Ia menambahkan, saat ini TNI ikut serta mempercepat vaksinasi Covid-19 agar bisa mencapai target Presiden Joko Widodo, yakni mencapai 1 juta dosis per hari. Pihaknya juga turut membantu persiapan fasilitas isolasi mandiri dan isolasi terpadu di setiap wilayah.
Selain itu, TNI juga ikut menjadi petugas pelacak atau tracer kasus Covid-19. Kemarin, sejumlah Bintara Pembina Desa (Babinsa) TNI AD, Bintara Pembina Potensi Maritim (Babinpotmar) TNI AL, dan Bintara Pembina Potensi Dirgantara (Babinpotdirga) TNI AU mengikuti pelatihan tracer digital di Badan Nasional Penanggulangan Bencana (BNPB) Jakarta. Mereka akan ditempatkan di setiap posko pemberlakuan pembatasan kegiatan masyarakat (PPKM) mikro untuk membantu tenaga kesehatan di puskesmas yang ada di setiap desa dan kelurahan di seluruh Indonesia.

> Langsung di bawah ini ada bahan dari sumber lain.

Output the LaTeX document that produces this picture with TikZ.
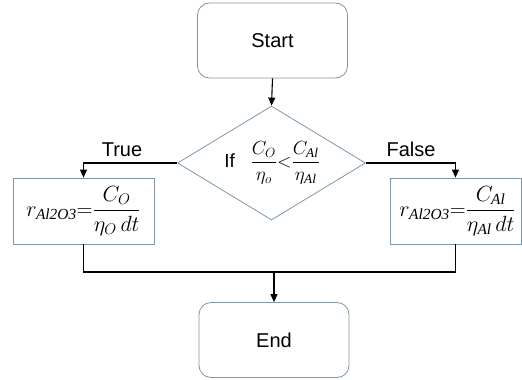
\RequirePackage{fix-cm}
\documentclass[tikz,border=0pt]{standalone}
\usepackage{amsmath}
\usepackage{fontspec}
\setmainfont{Liberation Sans}
\newfontfamily\serifit{Liberation Serif}[Scale=1.0]
\newcommand{\sub}[1]{\text{\serifit\itshape #1}}
\usetikzlibrary{shapes.geometric,arrows.meta}
\definecolor{bordc}{RGB}{125,150,168}
\begin{document}
\begin{tikzpicture}[x=1pt,y=-1pt,
  term/.style={draw=bordc,line width=0.8pt,rounded corners=12pt,minimum width=150pt,minimum height=75pt,inner sep=0pt,font=\fontsize{20}{24}\selectfont},
  proc/.style={draw=bordc,line width=0.8pt,minimum height=66pt,inner sep=0pt},
  dec/.style={draw=bordc,line width=0.8pt,diamond,minimum width=188pt,minimum height=114pt,inner sep=0pt},
  lbl/.style={font=\fontsize{20}{24}\selectfont,inner sep=0pt},
  conn/.style={line width=1.1pt,black},
  arr/.style={conn,-{Triangle[width=7pt,length=8pt]}}]
\useasboundingbox (0,0) rectangle (522,380);
\node[term] (S) at (272.5,40.5) {Start};
\node[dec] (D) at (271.5,163) {};
\node[inner sep=0pt] (DT) at (272,163) {\fontsize{19}{23}\selectfont If\;\; $\displaystyle\frac{C_O}{\eta_o}{<}\frac{C_{\sub{Al}}}{\eta_{\sub{Al}}}$};
\node[proc,minimum width=141pt] (L) at (83.5,211) {\fontsize{22}{26}\selectfont $\displaystyle r_{\sub{Al2O3}}{=}\frac{C_O}{\eta_O\, dt}$};
\node[proc,minimum width=131pt] (R) at (455.5,211) {\fontsize{22}{26}\selectfont \hspace*{4pt}$\displaystyle r_{\sub{Al2O3}}{=}\frac{C_{\sub{Al}}}{\eta_{\sub{Al}}\, dt}$};
\node[term] (E) at (274,340) {End};
\node[lbl] (T) at (122,150) {True};
\node[lbl] (F) at (411,149) {False};
\coordinate (M) at (274,272);
\draw[arr] (S.south) -- (D.north);
\draw[arr] (D.west) -| (L.north);
\draw[arr] (D.east) -| (R.north);
\draw[conn] (L.south) |- (M) -| (R.south);
\draw[arr] (M) -- (E.north);
\end{tikzpicture}
\end{document}
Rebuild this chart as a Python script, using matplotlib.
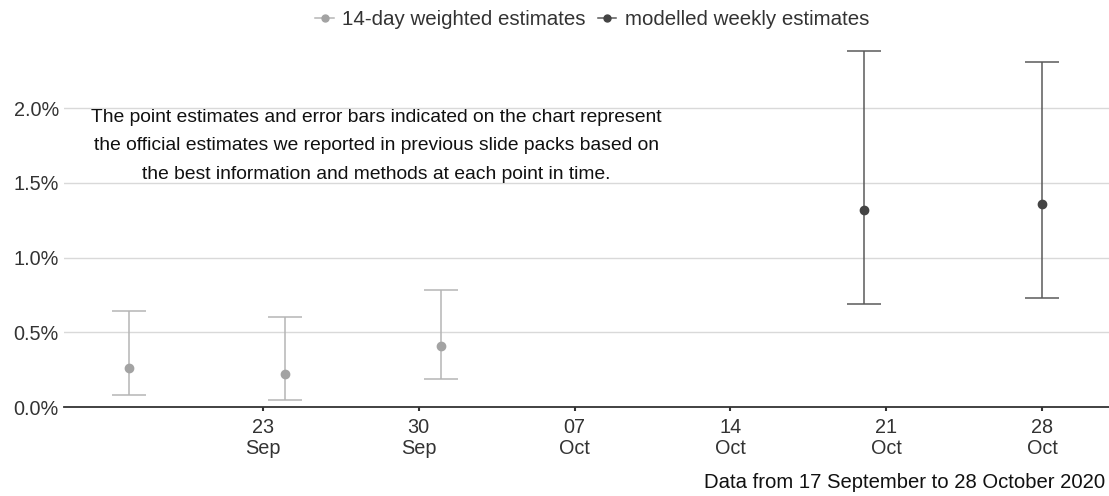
import numpy as np
import pandas as pd
import matplotlib
matplotlib.use("Agg")
import matplotlib.pyplot as plt
import matplotlib.dates as mdates
from matplotlib.lines import Line2D
from matplotlib.ticker import FuncFormatter

plt.rcParams['font.family'] = ['Liberation Sans', 'DejaVu Sans']

# ── Data (prevalence %) ──────────────────────────
weighted_dates = ['2020-09-17', '2020-09-24', '2020-10-01']
weighted_est = [0.26, 0.22, 0.41]
weighted_low = [0.08, 0.05, 0.19]
weighted_high = [0.64, 0.60, 0.78]

modelled_dates = ['2020-10-20', '2020-10-28']
modelled_est = [1.32, 1.36]
modelled_low = [0.69, 0.73]
modelled_high = [2.38, 2.31]

tick_dates = ['2020-09-23', '2020-09-30', '2020-10-07',
              '2020-10-14', '2020-10-21', '2020-10-28']
y_ticks = [0.0, 0.5, 1.0, 1.5, 2.0]

note = ("The point estimates and error bars indicated on the chart represent\n"
        "the official estimates we reported in previous slide packs based on\n"
        "the best information and methods at each point in time.")
caption = "Data from 17 September to 28 October 2020"

light = '#a3a3a3'
light_bar = '#b5b5b5'
dark = '#444444'
dark_bar = '#5a5a5a'

fig = plt.figure(figsize=(11.09, 4.96), dpi=100)
ax = fig.add_axes([0.058, 0.1794, 0.942, 0.738])

wd = pd.to_datetime(weighted_dates)
we = np.array(weighted_est)
ax.errorbar(wd, we,
            yerr=[we - np.array(weighted_low), np.array(weighted_high) - we],
            fmt='o', color=light, ecolor=light_bar, elinewidth=1.1,
            capsize=12, capthick=1.1, markersize=6, zorder=3)

md = pd.to_datetime(modelled_dates)
me = np.array(modelled_est)
ax.errorbar(md, me,
            yerr=[me - np.array(modelled_low), np.array(modelled_high) - me],
            fmt='o', color=dark, ecolor=dark_bar, elinewidth=1.1,
            capsize=12, capthick=1.1, markersize=6, zorder=3)

ax.set_xlim(pd.Timestamp('2020-09-14 02:00'), pd.Timestamp('2020-10-31 00:00'))
ax.set_ylim(0, 2.45)

ax.set_xticks(pd.to_datetime(tick_dates))
ax.xaxis.set_major_formatter(mdates.DateFormatter('%d\n%b'))
ax.set_yticks(y_ticks)
ax.yaxis.set_major_formatter(FuncFormatter(lambda v, p: f'{v:.1f}%'))

ax.grid(axis='y', color='#d9d9d9', linewidth=1.0)
ax.set_axisbelow(True)
for s in ['left', 'right', 'top']:
    ax.spines[s].set_visible(False)
ax.spines['bottom'].set_color('#333333')
ax.spines['bottom'].set_linewidth(1.3)
ax.spines['bottom'].set_zorder(4)

ax.tick_params(axis='y', length=0, pad=4, labelsize=14.3, labelcolor='#333333')
ax.tick_params(axis='x', length=3, width=1.5, color='#333333', pad=5,
               labelsize=14.3, labelcolor='#333333')
for lab in ax.get_xticklabels():
    lab.set_linespacing(1.1)

fig.text(376 / 1109, (496 - 146) / 496, note, ha='center', va='center',
         fontsize=13.9, color='#111111', linespacing=1.85)

fig.text(1105 / 1109, (496 - 483) / 496, caption, ha='right', va='center',
         fontsize=14.6, color='#111111')

handles = [
    Line2D([0], [0], color=light_bar, marker='o', markerfacecolor=light,
           markeredgecolor=light, markersize=5, linewidth=1.1),
    Line2D([0], [0], color=dark_bar, marker='o', markerfacecolor=dark,
           markeredgecolor=dark, markersize=5, linewidth=1.1),
]
fig.legend(handles, ['14-day weighted estimates', 'modelled weekly estimates'],
           loc='center', bbox_to_anchor=(0.534, 0.96), ncol=2, frameon=False,
           fontsize=14.8, handlelength=0.9, handletextpad=0.4,
           columnspacing=0.6, labelcolor='#333333')

plt.savefig('out.png', dpi=100)
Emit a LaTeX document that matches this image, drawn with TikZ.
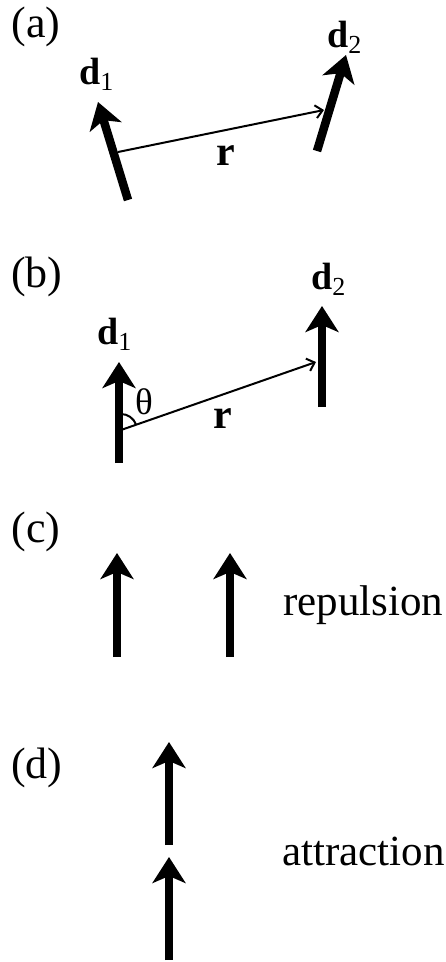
\documentclass[tikz,border=0pt]{standalone}
\usepackage{fontspec}
\setmainfont{Liberation Serif}
\usetikzlibrary{arrows.meta}
\newcommand\dlab[1]{\fontsize{38}{42}\selectfont\bfseries d\raisebox{-6pt}{\fontsize{26}{30}\selectfont\mdseries #1}}
\tikzset{
  dipole/.style={line width=8.5pt, -{Stealth[length=26pt,width=33pt,inset=7pt]}},
  rvec/.style={line width=2pt, -{Straight Barb[length=7pt,width=13pt,line width=2pt]}},
  panel/.style={inner sep=0pt, font=\fontsize{44}{48}\selectfont},
  word/.style={inner sep=0pt, anchor=base west, font=\fontsize{43}{48}\selectfont},
  dname/.style={inner sep=0pt, anchor=base west},
  rname/.style={inner sep=0pt, anchor=base west, font=\fontsize{42}{46}\selectfont\bfseries},
}
\begin{document}
\begin{tikzpicture}[x=1pt,y=-1pt]
\useasboundingbox (0,0) rectangle (445,962);
% (a)
\node[panel] (la) at (36,27) {(a)};
\coordinate (a1t) at (128,200);
\coordinate (a1h) at (98,102);
\coordinate (a2t) at (317,151);
\coordinate (a2h) at (346,55);
\draw[dipole] (a1t) -- (a1h);
\draw[dipole] (a2t) -- (a2h);
\coordinate (ar0) at (118,152);
\coordinate (ar1) at (324,110);
\draw[rvec] (ar0) -- (ar1);
\node[dname] (ad1) at (79,84) {\dlab{1}};
\node[dname] (ad2) at (327,47) {\dlab{2}};
\node[rname] (arl) at (216,165) {r};
% (b)
\node[panel] (lb) at (37,277) {(b)};
\coordinate (b1t) at (119,463);
\coordinate (b1h) at (119,362);
\coordinate (b2t) at (322,407);
\coordinate (b2h) at (322,306);
\draw[dipole] (b1t) -- (b1h);
\draw[dipole] (b2t) -- (b2h);
\coordinate (br0) at (121,430);
\coordinate (br1) at (316,362);
\draw[rvec] (br0) -- (br1);
\draw[line width=2pt] (br0) ++(-19.2:16) arc[start angle=-19.2, end angle=-90, radius=16];
\node[inner sep=0pt, font=\fontsize{37}{40}\selectfont] (bth) at (144,402) {θ};
\node[dname] (bd1) at (97,344) {\dlab{1}};
\node[dname] (bd2) at (311,289) {\dlab{2}};
\node[rname] (brl) at (213,428) {r};
% (c)
\node[panel] (lc) at (36,532) {(c)};
\coordinate (c1t) at (117,657);
\coordinate (c1h) at (117,553);
\coordinate (c2t) at (230,657);
\coordinate (c2h) at (230,553);
\draw[dipole] (c1t) -- (c1h);
\draw[dipole] (c2t) -- (c2h);
\node[word] (rep) at (283,615) {repulsion};
% (d)
\node[panel] (ld) at (37,768) {(d)};
\coordinate (d1t) at (169,845);
\coordinate (d1h) at (169,742);
\coordinate (d2t) at (169,960);
\coordinate (d2h) at (169,857);
\draw[dipole] (d1t) -- (d1h);
\draw[dipole] (d2t) -- (d2h);
\node[word] (att) at (282,865) {attraction};
\end{tikzpicture}
\end{document}
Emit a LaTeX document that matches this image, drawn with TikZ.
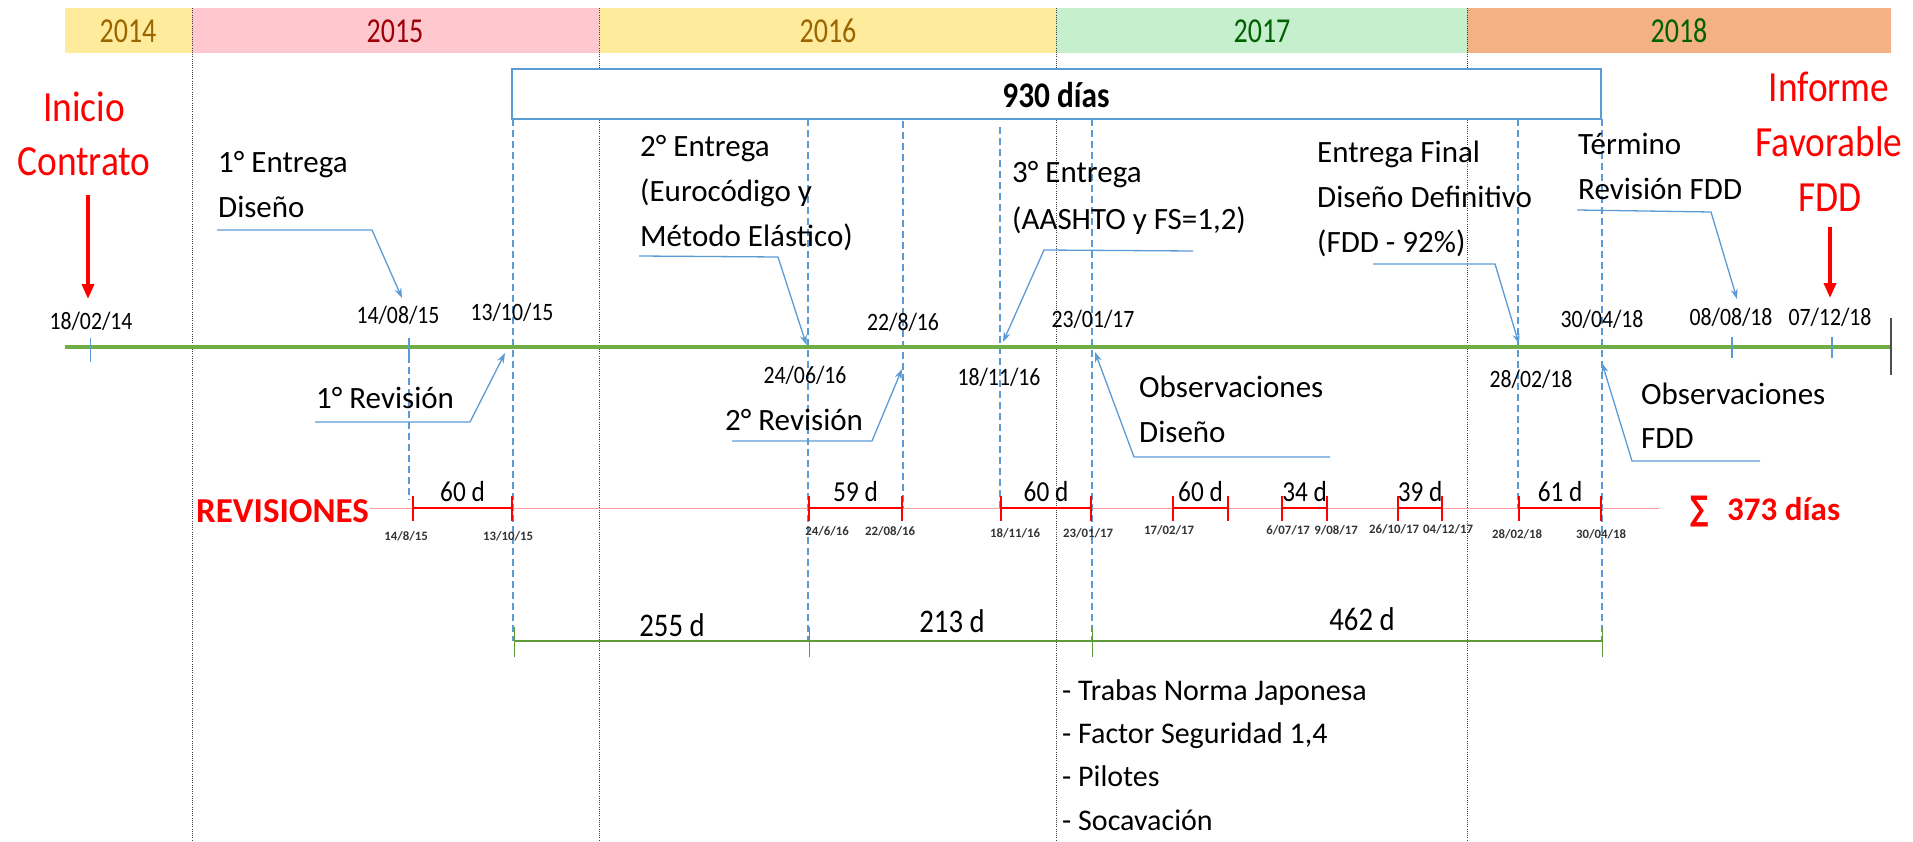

Kepala Badan Pemelihara Keamanan Polri sekaligus Kepala Operasi Aman Nusa II Komisaris Jenderal Arief Sulistyanto mengatakan, pihaknya juga berkomitmen untuk menggunakan pendekatan yang humanis. Terutama dalam meningkatkan kepatuhan masyarakat terhadap protokol kesehatan dalam masa perpanjangan PPKM level 4 hingga tanggal 2 Agustus 2021. Hal itu dilakukan dengan sosialisasi dan edukasi secara masif, baik secara langsung dengan mobil patroli maupun melalui media sosial.
”Dilakukan pada komunitas level terkecil, penegakan prokes dilakukan dengan cara humanis, hindari cara arogan,” kata Arief.
Terkait dengan perpanjangan PPKM level 4, Arief juga meminta semua jajaran kepolisian untuk mengintensifkan Operasi Aman Nusa II. Di antaranya dalam pengaturan operasional pasar tradisional, pedagang kaki lima, dan warung makan agar semua pihak disiplin terhadap peraturan jam operasional dan protokol kesehatan. Selain itu, juga mengawal penyaluran bantuan sosial agar tepat sasaran.